Sosial Budaya

Pengertian Eksklusivisme: Macam, Dampak, dan Contohnya

Pengertian Eksklusivisme, Macam, Dampak, dan Contohnya
Written by Umam

Pengertian Eksklusivisme – Eksklusivisme dalam ciri kelompok sosial hakikatnya mempunyai banyak arti, tetapi di beberapa definisi terdapat kesamaan dalam memaknai kata eksklusivisme. Kesamaan tersebut ialah adanya sikap individu dan kelompok mengisolasikan diri terhadap pihak lainnya.

Sementara itu, penggambaran eksklusivisme di sisi lain sendiri sangatlah mudah ditemukan dalam kehidupan sehari-hari. Contohnya saja ialah adanya jaringan terorisme yang cenderung berfikir radikalisme dengan tindak ikut serta dalam kegiatan masyarakat pada umumnya.

Sudah menjadi pengakuan bahwa beberapa bentuk kelompok sosial memiliki paham mengeksklusfikan dirinya, shingga sangat sulit untuk dimasuki anggota lain untuk menjadi bagian dari kelompok tersebut, dikarenakan sikap eksklusifnya. Bahkan dibanyak hal dan tempat, beberapa kelompok sering melakukan penindasan terhadap kelompok lain, sehingga menyebabkan munculnya sikap agresif dan diskriminatif.

Manusia sebagai makhluk sosial lebih cenderung hidup berkoloni, berkelompok dengan membentuk kelompok-kelompok tertentu. Sebenarnya. Tujuan pembentukan kelompok yang dilakukan oleh memiliki tujuan yang baik, yaitu sebagai wadah dalam mewujudkan tujuan kelompok dan sebagai wadah untuk melakukan jenis interaksi sosial yang saling membantu dengan sesamanya.

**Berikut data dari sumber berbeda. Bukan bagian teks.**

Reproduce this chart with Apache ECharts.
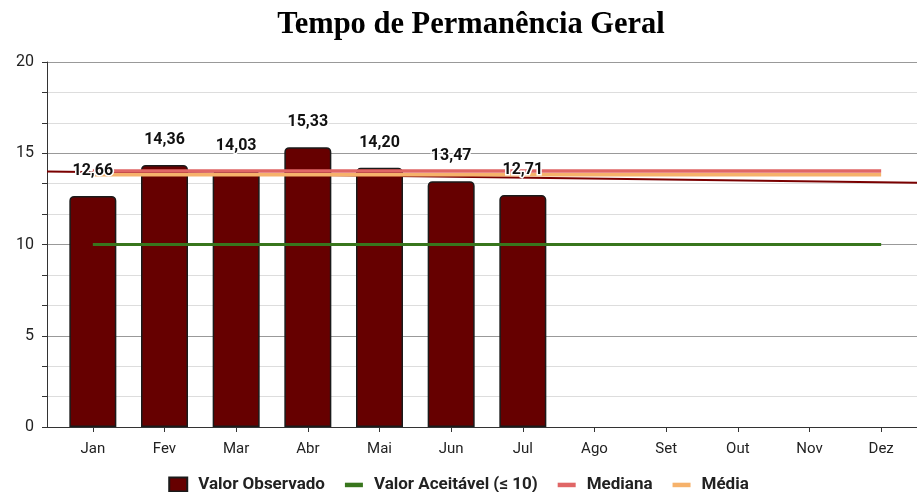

Paham eksklusivisme di dalam sejarahnya sudah meninggalkan rekam jejak sejarah yang buruk atau kelam, yakni tidak lain adalah peperangan serta konflik yang dipicu oleh sesuatu (tidak berdiri sendiri). Konflik tersebut selalu disokong oleh adanya pandangan keagamaan tertentu, serta juga konsekuensi yang dihasilkan ialah paham keagamaan yang tidak bernuansa pencerahan serta pembebasan, tetapi justru bermotif konflik serta kekerasan.

Tidak bisa dipungkiri di dalam paham eksklusivisme ini sudah atau telah membentuk sebuah paham keagamaan yang tidak mampu untuk kemudian mengembangkan budaya dalam berdialog serta juga toleransi. Jangankan di dalam konteks antar agama, kontes intra agama pun juga, eksklusivisme ini sudah menjadi batu sandungan tersendiri. Seluruh kelompok baik yang fundamentalis atau pun juga yang liberalis sama-sama terjebak di dalam klaim kebenarannya sendiri, karena paham eksklusivisme ini sudah memunculkan keresahan serta kegelisahan baru di dalam konteks membentuk kehidupan beragama yang damai serta juga toleran.

Pengertian Eksklusivisme

Eksklusivisme adalah suatu paham yang mempunyai kecondongan maupun adanya keinginan untuk merangkak mengaleniasi diri dari masyarakat. Tanda-tanda eksklusivisme yang kasat mata bisa dilihat secara langsung orang yang memiliki paham eksklusivisme, yaitu mendahulukan kepentingan pribadi dan mempunyai kecenderungan untuk menarik diri atau memisahkan diri dengan norma-norma khusus maupun umum yang disepakati dalam kelompok. Oleh karena itulah, sikap eksklusivisme ialah bentuk hubungan sosial individu yang menutup dirinya dari dunia luar atau mengekslusifkan kelompok atau golongan tertentu.

1. Pengertian Secara Umum

Eksklusivisme merupakan suatu paham yang menekankan adanya kecenderungan untuk memisahkan diri dari lingkungan sekitar. Dalam kata lain, adanya keinginan untuk menarik diri dari segala bentuk interaksi yang ada seperti individualisme. Mereka akan berkecenderungan untuk melakukan segala sesuatunya secara sendiri, tanpa meminta bantuan dari orang lain.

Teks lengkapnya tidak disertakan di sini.